I’ve had a rough time with arch people in the past, but I don’t want to hold that against arch itself

I think user freedom would confuse people about it being more libre.

Personally, I consider that a part of user choice, not in contrast to it. Part of the reason I like Gentoo and Debian so much is because they have those capabilities baked in.

Debian at the repo level, Gentoo at the USE flag level.

If you want to avoid confusion on that, it wouldn’t hurt to make libre-friendly an explicit category.

Like Arch, for example […] Fedora, ships with Gnome, so that means systemd is required.

I’m not going on a systemd rant here, but I think your assement criteria are flawed there. Systemd is part of arch-base, init-freedom projects within Arch have died, and the developers have expressed that they have no interest in changing that.

Also, Fedora has multiple spins with different desktop environments. All of them use systemd (just as all officially supported Arch systems do).

With the possible exception of pointing out distros that explicitly support init-freedom, I think systemd should be ignored. Distros that don’t expect it are in the minority, and I think it should be considered a feature of those distros, rather than a hit against user freedom.

And I say that as someone who hates that systemd has become the norm. My hunch is that people who have strong opinions on systemd’s presense in a distro aren’t shopping around for generic distros in the first place.

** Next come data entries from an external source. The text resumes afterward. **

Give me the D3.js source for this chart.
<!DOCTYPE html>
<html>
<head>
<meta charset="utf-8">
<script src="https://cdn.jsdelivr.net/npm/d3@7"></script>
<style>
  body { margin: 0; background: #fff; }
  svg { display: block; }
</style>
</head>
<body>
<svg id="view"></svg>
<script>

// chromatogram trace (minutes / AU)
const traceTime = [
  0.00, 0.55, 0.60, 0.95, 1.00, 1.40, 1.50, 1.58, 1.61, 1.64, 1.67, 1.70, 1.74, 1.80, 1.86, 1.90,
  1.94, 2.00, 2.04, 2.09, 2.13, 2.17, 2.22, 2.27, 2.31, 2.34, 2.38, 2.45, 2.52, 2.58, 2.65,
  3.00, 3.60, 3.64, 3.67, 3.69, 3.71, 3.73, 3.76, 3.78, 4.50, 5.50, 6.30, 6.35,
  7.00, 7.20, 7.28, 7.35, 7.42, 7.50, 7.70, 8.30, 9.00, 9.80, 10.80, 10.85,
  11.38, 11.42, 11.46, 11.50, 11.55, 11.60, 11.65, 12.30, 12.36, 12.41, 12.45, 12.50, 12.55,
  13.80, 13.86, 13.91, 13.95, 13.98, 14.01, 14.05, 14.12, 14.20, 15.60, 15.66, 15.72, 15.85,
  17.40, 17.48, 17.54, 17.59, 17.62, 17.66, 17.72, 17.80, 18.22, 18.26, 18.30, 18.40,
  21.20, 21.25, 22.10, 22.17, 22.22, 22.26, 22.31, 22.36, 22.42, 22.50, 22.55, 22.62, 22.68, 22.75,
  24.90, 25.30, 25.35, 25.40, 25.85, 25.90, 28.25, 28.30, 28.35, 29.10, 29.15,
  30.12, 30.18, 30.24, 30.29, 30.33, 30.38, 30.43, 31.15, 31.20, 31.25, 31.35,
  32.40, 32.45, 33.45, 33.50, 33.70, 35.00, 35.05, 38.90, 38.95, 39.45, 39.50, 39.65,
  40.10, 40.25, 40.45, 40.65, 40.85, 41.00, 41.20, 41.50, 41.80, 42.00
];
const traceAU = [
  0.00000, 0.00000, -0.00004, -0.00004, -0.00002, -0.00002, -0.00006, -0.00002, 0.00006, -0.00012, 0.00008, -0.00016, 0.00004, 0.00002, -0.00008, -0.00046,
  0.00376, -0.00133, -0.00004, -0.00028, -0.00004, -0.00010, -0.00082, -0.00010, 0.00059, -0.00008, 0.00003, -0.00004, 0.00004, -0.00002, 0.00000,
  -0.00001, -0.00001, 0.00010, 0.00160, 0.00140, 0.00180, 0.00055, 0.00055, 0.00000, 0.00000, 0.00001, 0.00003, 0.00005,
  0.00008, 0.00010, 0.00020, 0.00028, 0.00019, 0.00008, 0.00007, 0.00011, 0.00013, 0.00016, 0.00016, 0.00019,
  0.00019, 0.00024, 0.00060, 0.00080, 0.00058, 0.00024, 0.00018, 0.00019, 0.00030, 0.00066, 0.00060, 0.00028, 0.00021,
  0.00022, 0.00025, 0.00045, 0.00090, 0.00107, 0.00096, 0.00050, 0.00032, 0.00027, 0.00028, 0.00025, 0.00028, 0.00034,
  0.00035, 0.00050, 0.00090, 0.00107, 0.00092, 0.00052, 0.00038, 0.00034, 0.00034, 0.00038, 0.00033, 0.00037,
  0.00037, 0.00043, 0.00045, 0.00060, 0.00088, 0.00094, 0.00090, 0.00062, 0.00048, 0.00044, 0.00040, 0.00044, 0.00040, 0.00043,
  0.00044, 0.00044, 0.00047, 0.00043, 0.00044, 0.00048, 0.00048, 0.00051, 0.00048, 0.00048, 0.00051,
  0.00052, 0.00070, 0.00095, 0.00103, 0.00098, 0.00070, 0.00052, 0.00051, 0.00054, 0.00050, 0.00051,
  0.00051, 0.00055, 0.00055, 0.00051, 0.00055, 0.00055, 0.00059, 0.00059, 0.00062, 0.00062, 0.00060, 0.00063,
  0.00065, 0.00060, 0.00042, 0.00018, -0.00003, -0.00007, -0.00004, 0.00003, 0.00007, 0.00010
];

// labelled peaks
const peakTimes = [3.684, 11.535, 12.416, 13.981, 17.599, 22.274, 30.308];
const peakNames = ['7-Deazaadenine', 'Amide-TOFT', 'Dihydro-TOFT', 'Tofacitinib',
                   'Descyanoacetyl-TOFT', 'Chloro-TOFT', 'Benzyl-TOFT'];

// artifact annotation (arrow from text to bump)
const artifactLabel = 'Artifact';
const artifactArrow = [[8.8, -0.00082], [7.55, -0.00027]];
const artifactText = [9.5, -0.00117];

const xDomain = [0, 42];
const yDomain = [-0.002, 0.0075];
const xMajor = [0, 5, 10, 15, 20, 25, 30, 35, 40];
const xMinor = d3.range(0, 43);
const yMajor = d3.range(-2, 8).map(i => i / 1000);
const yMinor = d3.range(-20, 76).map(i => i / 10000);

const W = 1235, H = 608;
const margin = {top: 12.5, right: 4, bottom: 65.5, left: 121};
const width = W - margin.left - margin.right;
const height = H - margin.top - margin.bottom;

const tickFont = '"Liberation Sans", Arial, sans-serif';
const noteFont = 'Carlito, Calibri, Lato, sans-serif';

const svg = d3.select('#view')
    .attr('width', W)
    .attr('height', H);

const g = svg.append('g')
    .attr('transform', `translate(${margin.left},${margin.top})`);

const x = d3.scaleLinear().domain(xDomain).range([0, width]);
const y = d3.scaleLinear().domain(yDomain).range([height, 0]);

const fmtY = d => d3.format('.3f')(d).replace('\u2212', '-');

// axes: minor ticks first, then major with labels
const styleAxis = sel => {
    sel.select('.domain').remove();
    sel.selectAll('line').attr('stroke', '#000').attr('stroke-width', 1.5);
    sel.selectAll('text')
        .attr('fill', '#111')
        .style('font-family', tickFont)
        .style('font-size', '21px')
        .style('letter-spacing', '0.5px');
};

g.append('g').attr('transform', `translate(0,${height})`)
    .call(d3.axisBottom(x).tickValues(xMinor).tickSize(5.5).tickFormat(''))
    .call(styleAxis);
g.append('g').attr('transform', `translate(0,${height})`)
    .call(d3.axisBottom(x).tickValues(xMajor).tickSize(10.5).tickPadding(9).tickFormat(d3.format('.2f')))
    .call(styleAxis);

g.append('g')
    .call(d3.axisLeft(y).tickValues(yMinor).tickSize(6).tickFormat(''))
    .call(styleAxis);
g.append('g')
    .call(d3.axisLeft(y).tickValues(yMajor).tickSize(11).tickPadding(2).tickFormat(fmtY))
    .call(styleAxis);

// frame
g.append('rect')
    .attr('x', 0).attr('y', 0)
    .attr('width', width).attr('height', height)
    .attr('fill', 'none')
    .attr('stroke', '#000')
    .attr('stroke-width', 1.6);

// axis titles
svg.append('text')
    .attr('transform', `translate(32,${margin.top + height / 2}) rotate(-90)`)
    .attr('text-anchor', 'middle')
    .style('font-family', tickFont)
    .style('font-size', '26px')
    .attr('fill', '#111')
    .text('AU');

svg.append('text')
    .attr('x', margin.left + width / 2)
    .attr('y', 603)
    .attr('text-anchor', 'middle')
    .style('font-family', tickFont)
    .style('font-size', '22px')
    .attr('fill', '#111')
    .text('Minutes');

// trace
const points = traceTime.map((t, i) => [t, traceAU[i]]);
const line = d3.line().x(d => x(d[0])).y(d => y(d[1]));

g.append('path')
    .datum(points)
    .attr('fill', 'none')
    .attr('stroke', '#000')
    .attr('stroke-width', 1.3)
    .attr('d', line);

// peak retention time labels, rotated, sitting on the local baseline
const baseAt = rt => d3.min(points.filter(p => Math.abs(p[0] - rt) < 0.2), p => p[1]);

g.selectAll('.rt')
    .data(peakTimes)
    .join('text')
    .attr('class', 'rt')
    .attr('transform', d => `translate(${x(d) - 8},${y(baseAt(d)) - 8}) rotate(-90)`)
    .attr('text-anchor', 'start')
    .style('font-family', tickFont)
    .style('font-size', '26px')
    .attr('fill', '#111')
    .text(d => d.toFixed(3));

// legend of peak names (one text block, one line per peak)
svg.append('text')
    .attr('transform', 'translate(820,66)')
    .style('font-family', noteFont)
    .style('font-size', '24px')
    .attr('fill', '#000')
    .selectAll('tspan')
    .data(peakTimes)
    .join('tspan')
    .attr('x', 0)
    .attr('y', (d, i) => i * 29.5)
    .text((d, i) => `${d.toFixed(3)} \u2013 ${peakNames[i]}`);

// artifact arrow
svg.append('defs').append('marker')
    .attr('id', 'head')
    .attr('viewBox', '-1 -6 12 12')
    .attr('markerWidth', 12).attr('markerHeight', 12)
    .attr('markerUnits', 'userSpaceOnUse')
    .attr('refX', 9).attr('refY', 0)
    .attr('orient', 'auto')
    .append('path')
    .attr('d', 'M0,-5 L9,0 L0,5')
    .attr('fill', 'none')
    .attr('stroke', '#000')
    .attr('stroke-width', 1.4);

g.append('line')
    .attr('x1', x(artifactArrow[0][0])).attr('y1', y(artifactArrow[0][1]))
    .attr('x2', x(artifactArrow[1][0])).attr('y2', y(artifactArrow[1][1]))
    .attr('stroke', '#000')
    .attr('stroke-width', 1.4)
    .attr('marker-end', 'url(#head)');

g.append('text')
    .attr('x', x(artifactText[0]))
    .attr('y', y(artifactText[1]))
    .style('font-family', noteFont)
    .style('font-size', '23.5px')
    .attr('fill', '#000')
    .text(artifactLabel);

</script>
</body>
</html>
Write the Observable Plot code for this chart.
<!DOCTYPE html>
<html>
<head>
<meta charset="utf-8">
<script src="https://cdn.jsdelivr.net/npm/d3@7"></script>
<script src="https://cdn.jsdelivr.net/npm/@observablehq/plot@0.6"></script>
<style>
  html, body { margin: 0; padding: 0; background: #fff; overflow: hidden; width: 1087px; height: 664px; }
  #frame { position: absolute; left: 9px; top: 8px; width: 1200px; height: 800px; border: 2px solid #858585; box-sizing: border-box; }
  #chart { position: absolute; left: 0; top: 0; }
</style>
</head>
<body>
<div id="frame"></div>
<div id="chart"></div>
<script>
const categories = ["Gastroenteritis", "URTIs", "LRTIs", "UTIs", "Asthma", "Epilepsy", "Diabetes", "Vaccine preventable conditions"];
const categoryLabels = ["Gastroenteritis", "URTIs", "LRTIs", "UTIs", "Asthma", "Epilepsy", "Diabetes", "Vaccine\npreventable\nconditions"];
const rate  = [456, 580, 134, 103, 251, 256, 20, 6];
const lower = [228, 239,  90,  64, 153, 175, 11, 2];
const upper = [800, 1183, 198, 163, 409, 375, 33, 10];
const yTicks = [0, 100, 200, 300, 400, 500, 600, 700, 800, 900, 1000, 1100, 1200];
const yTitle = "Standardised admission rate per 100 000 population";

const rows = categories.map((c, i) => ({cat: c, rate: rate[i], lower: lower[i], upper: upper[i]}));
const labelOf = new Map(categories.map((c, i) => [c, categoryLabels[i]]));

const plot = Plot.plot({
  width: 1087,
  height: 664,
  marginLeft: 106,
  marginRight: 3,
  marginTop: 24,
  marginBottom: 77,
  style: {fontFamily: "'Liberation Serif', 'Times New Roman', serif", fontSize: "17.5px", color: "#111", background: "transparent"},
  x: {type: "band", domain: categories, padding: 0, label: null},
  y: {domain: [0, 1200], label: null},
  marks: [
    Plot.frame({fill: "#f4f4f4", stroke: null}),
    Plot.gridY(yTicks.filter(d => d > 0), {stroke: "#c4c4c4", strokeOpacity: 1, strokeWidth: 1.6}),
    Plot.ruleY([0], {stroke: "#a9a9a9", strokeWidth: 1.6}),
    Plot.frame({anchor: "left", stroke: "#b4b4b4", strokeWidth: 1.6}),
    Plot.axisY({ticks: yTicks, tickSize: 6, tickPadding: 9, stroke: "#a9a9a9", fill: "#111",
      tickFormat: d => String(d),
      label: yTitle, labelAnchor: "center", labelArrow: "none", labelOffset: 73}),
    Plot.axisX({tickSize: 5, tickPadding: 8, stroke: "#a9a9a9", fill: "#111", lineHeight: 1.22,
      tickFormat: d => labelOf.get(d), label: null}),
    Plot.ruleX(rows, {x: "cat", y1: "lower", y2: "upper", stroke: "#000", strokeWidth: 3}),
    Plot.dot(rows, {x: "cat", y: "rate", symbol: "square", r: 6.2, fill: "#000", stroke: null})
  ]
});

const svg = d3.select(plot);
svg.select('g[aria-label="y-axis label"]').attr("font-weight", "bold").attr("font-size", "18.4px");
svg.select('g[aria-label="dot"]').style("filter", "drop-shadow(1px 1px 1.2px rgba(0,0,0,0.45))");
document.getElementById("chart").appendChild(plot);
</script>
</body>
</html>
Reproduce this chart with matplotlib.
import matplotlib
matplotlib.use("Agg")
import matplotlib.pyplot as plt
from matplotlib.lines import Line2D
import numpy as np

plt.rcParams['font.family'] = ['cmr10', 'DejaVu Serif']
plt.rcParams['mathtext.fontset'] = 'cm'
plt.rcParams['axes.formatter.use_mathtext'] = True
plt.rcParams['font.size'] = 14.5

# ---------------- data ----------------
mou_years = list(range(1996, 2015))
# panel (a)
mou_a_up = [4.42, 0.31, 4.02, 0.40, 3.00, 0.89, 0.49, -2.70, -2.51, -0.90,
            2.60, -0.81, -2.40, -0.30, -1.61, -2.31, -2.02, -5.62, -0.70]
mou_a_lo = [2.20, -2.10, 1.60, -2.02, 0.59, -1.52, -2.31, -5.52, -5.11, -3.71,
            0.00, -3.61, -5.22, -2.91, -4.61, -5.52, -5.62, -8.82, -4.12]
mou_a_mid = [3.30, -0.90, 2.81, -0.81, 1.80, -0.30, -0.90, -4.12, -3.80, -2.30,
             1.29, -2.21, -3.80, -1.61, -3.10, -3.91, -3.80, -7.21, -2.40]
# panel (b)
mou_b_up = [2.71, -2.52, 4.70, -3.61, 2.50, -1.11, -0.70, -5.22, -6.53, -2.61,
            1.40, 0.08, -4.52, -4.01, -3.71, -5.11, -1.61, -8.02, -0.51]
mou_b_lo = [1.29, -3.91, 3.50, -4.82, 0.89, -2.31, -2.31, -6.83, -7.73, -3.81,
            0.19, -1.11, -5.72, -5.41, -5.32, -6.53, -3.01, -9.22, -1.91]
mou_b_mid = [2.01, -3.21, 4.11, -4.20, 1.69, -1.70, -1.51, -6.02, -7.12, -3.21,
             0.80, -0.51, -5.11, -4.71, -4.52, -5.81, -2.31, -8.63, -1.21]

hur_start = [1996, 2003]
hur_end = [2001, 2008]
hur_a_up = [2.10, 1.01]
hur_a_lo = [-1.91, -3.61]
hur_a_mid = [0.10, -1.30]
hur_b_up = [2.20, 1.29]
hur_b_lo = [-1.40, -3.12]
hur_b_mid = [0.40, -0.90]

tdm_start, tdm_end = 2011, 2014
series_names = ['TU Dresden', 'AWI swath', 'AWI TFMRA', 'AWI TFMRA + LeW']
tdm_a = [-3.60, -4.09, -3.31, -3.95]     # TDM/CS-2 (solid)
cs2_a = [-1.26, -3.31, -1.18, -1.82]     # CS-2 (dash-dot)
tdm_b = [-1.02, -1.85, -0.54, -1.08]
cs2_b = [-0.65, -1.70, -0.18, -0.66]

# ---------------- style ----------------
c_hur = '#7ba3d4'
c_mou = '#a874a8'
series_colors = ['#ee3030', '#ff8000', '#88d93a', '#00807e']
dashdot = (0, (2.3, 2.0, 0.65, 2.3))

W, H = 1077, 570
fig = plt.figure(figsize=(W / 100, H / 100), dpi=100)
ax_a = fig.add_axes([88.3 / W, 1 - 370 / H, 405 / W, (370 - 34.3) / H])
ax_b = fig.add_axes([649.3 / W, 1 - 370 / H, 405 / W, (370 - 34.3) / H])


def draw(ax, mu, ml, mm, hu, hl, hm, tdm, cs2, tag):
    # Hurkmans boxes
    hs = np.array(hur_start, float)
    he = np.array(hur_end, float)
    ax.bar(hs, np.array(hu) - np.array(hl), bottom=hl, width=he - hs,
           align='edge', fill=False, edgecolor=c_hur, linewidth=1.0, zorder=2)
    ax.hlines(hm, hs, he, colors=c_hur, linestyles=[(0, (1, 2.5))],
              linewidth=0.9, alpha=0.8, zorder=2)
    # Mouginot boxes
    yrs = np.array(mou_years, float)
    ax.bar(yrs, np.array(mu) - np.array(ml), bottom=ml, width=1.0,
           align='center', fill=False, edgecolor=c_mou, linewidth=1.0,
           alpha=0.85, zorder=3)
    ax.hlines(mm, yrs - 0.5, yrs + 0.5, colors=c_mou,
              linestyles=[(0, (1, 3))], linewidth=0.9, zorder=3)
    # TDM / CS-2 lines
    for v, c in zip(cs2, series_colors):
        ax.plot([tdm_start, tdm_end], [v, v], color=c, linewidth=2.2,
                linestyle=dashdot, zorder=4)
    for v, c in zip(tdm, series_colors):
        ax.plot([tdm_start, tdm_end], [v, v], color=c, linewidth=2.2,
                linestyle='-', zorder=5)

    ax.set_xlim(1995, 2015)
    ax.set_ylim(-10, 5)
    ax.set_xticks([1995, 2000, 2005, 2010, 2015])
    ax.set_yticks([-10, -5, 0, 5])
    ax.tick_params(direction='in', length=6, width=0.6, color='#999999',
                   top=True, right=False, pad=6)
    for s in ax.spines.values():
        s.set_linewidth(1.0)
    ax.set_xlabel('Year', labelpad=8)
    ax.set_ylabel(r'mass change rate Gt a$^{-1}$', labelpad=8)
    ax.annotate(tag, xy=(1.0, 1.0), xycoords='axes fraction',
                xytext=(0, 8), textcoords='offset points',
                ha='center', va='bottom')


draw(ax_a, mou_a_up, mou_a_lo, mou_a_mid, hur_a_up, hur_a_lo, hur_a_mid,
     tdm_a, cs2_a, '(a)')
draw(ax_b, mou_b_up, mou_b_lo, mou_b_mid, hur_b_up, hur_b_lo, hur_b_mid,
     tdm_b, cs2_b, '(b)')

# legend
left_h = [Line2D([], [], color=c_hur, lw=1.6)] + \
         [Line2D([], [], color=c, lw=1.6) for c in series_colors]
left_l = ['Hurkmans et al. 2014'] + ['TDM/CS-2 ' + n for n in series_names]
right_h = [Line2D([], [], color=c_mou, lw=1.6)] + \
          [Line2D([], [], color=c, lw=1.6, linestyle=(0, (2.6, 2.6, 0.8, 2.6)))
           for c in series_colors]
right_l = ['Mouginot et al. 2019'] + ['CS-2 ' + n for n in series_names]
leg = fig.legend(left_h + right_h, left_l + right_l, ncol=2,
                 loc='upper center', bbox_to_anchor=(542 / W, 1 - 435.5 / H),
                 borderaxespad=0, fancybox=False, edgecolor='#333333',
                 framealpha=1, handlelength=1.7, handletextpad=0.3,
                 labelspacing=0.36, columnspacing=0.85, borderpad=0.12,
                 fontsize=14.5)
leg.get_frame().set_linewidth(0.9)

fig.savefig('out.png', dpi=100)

It’s useful info, but not so useful it should skew the normalization of the rest of them, I think.

1 Like

Good point.

I was trying to keep it to more objective things that can be quantified in numbers. like age. you can look at wikipedia to get the first stable release date. Community size. Just look at forum/distrowatch stats.

1 Like

Slackware: 7/5

3 Likes

That’s a fair question. I rated mint lower because of the history it’s had with having fucked up packages. That ruins the beginner-friendliness to me. When apt locks because there’s a problem that you need to do advanced stuff with dpkg for, it’s not beginner friendly. Notice that there is only a difference of one.

That’s why I did this. I wanted people to just be able to compare numbers.

And I tried to be as objective as possible.

I agree. I just ranked user friendliness on a scale of “how hard does it fight you, regardless of libre or not”

I think we could add a Respects Your Freedom score.

Oh, my bad. I guess that’s down to Gentoo now, huh. :confused:

Okay, that’s fair. I haven’t really followed the systemd war, I just looked at it after the initial hiccups and found that I don’t notice any more difficulties with it.

I think that’s an excellent point. I’ll have to rejigger that entire category when I get some time.


I want to make it clear that I put this together very quickly, so any suggestions for edits and improvements will be evaluated and implemented as needed. I’m not perfect, but I strive to make these projects as close to that as possible.

1 Like

Basically, yeah.

I can’t say I’ve run into this personally. I’ve had more problems with Ubuntu as of late… But I am a sample size of 1. I trust that you know more than I do about it.